At March 02, 2006 12:06 AM, Anonymous Valnum said...

Hi, I'm Valnum from Perfume of Life forum. Congratulations for your blog, it's really well done! One question: what is exactly "orris"?

Val

 
At March 06, 2006 12:15 AM, Blogger Ayala Sender said...

Thanks for your visit, Val!
Orris is iris. The roots of Florentine iris are the type that is used in perfumery. The rhyzomes are dried over an extended period of time, peeled and distilled. The oil (also known as "orris butter") is invaluable in perfumery.

 
At March 07, 2006 7:21 PM, Blogger katiedid said...

I love this post SO much. Wow, so orris butter really does smell like baby heads? And the cool, water aspects, too? Wow... time to get off my duff and order a back up bottle of Ysatis Iris, because I think it might just be more brilliant that I thought it was. I just liked it because, well it had those very same qualities you mention about orris butter. Huh. Food for thought, thanks :)

 
At March 09, 2006 8:07 AM, Blogger Ayala Sender said...

Katie, I don't remembet Ysatis Iris as being particularly iris-y, but than I haven't got to the point of wearing it on my skin... Now I am curious to try it again (on my skin this time!), especially if it smells like baby's head! And yes, orris has it all going, a very subtle and intriguing note. Irreplacale.

 
At March 09, 2006 12:54 PM, Blogger katiedid said...

Well in truth, I don't think it's super iris-y myself. The dry down is smells so much like the tops of baby heads to me that I can't help but love it. My hunch is that they tried to capture the way a yard full of irises in bloom smells. Which I think they failed on that count, but I can appreciate how close they came. And also, I do love the smell of baby heads, and YI reminds me so much of the way the top of my twins' heads smelled when they were wee. I like it purely for that sentimental reason more than anything.

 
At March 15, 2006 5:26 PM, Blogger Ayala Sender said...
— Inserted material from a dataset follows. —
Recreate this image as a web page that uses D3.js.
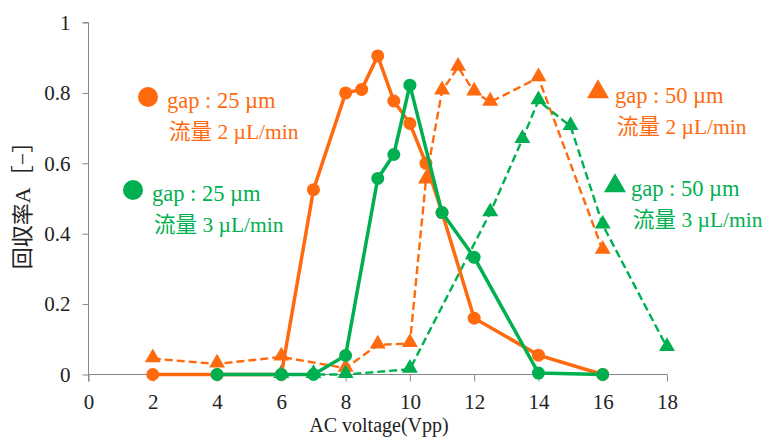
<!DOCTYPE html>
<html>
<head>
<meta charset="utf-8">
<script src="https://cdn.jsdelivr.net/npm/d3@7"></script>
<style>
  body { margin: 0; background: #fff; }
  text { font-family: "Liberation Serif", "Noto Sans CJK JP", serif; }
</style>
</head>
<body>
<div id="chart"></div>
<script>
// tick labels
const xTicks = [0, 2, 4, 6, 8, 10, 12, 14, 16, 18];
const yTicks = [0, 0.2, 0.4, 0.6, 0.8, 1];

// gap 25 um, 2 uL/min (orange circles, solid)
const orangeCircX = [2, 4, 6, 7, 8, 8.5, 9, 9.5, 10, 10.5, 11, 12, 14, 16];
const orangeCircY = [0, 0, 0, 0.525, 0.80, 0.81, 0.905, 0.777, 0.713, 0.60, 0.46, 0.16, 0.055, 0];

// gap 25 um, 3 uL/min (green circles, solid)
const greenCircX = [4, 6, 7, 8, 9, 9.5, 10, 11, 12, 14, 16];
const greenCircY = [0, 0, 0, 0.054, 0.557, 0.625, 0.822, 0.46, 0.333, 0.004, 0];

// gap 50 um, 2 uL/min (orange triangles, dashed)
const orangeTriX = [2, 4, 6, 8, 9, 10, 10.5, 11, 11.5, 12, 12.5, 14, 16];
const orangeTriY = [0.045, 0.03, 0.05, 0.018, 0.084, 0.088, 0.553, 0.806, 0.873, 0.803, 0.774, 0.843, 0.353];

// gap 50 um, 3 uL/min (green triangles, dashed)
const greenTriX = [6, 7, 8, 10, 12.5, 13.5, 14, 15, 16, 18];
const greenTriY = [0, 0, 0, 0.015, 0.46, 0.668, 0.778, 0.705, 0.425, 0.077];

const ORANGE = "#ff6a0f", GREEN = "#00b050";

const width = 775, height = 440;
const svg = d3.select("#chart").append("svg")
    .attr("width", width).attr("height", height);

const x = d3.scaleLinear().domain([0, 18]).range([88.5, 667]);
const y = d3.scaleLinear().domain([0, 1]).range([374.5, 22.5]);

// axes
svg.append("g")
   .attr("transform", `translate(0,${y(0)})`)
   .call(d3.axisBottom(x).tickValues(xTicks).tickSize(7).tickPadding(13).tickFormat(d3.format("d")))
   .call(g => g.select(".domain").attr("stroke", "#888").attr("d", `M${x(0)},7V0H${x(18)}`))
   .call(g => g.selectAll(".tick line").attr("stroke", "#888"))
   .call(g => g.selectAll("text").attr("font-size", 21).attr("fill", "#222")
                .attr("font-family", "Liberation Serif"));

svg.append("g")
   .attr("transform", `translate(${x(0)},0)`)
   .call(d3.axisLeft(y).tickValues(yTicks).tickSize(6).tickPadding(12).tickFormat(d => d === 0 || d === 1 ? d : d3.format(".1f")(d)))
   .call(g => g.select(".domain").attr("stroke", "#888").attr("d", `M-6,${y(1)}H0V${y(0)}`))
   .call(g => g.selectAll(".tick line").attr("stroke", "#888"))
   .call(g => g.selectAll("text").attr("font-size", 21).attr("fill", "#222")
                .attr("font-family", "Liberation Serif"));

// axis titles
svg.append("text")
   .attr("x", 379).attr("y", 432)
   .attr("text-anchor", "middle")
   .attr("font-size", 20).attr("fill", "#222")
   .text("AC voltage(Vpp)");

svg.append("text")
   .attr("transform", "translate(30,200) rotate(-90)")
   .attr("text-anchor", "middle")
   .attr("font-size", 22).attr("fill", "#222")
   .text("回収率A［−］");

const zip = (xs, ys) => xs.map((v, i) => [v, ys[i]]);
const line = d3.line().x(d => x(d[0])).y(d => y(d[1]));
const tri = d3.symbol().type(d3.symbolTriangle).size(110);

function drawSeries(pts, color, dashed, marker) {
    svg.append("path")
       .datum(pts)
       .attr("fill", "none")
       .attr("stroke", color)
       .attr("stroke-width", dashed ? 2.4 : 3.5)
       .attr("stroke-dasharray", dashed ? "8,4" : null)
       .attr("d", line);
    if (marker === "circle") {
        svg.selectAll(null).data(pts).enter().append("circle")
           .attr("cx", d => x(d[0])).attr("cy", d => y(d[1]))
           .attr("r", 6.5).attr("fill", color);
    } else {
        svg.selectAll(null).data(pts).enter().append("path")
           .attr("transform", d => `translate(${x(d[0])},${y(d[1]) - 1})`)
           .attr("d", tri).attr("fill", color);
    }
}

drawSeries(zip(orangeTriX, orangeTriY), ORANGE, true, "tri");
drawSeries(zip(greenTriX, greenTriY), GREEN, true, "tri");
drawSeries(zip(orangeCircX, orangeCircY), ORANGE, false, "circle");
drawSeries(zip(greenCircX, greenCircY), GREEN, false, "circle");

// legend labels
const legends = [
    {mx: 148, my: 97, tx: 167, ty: 108, color: ORANGE, marker: "circle", l1: "gap : 25 µm", l2: "流量 2 µL/min"},
    {mx: 133, my: 190, tx: 152, ty: 201, color: GREEN, marker: "circle", l1: "gap : 25 µm", l2: "流量 3 µL/min"},
    {mx: 598, my: 92, tx: 615, ty: 103, color: ORANGE, marker: "tri", l1: "gap : 50 µm", l2: "流量 2 µL/min"},
    {mx: 615, my: 186, tx: 631, ty: 196, color: GREEN, marker: "tri", l1: "gap : 50 µm", l2: "流量 3 µL/min"}
];

legends.forEach(l => {
    if (l.marker === "circle") {
        svg.append("circle").attr("cx", l.mx).attr("cy", l.my).attr("r", 10).attr("fill", l.color);
    } else {
        svg.append("path").attr("transform", `translate(${l.mx},${l.my})`)
           .attr("d", d3.symbol().type(d3.symbolTriangle).size(210)).attr("fill", l.color);
    }
    svg.append("text").attr("x", l.tx).attr("y", l.ty)
       .attr("font-size", 22.5).attr("fill", l.color).text(l.l1);
    svg.append("text").attr("x", l.tx + 2).attr("y", l.ty + 31)
       .attr("font-size", 21.5).attr("fill", l.color).text(l.l2);
});
</script>
</body>
</html>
Well, Katie, if YI smells like baby heads in the dry down, I should get some myself! I love this smell more than anything else. I believe that secretly this the only reason why women have babies, despite the pain. Maybe if I keep a bottle around it will keep my mind off it ;)

 
At January 26, 2014 2:43 PM, Anonymous Souad said...

Bonsoir, j'aime bien vos articles ils sont très instructifs ...Merci pour les avoir partager avec nous
j'ai une question à propos de la teinture d'iris...combien de temps faut il laisser macérer la poudre pour l'obtention d'une fragrance intéressante...Merci de me répondre.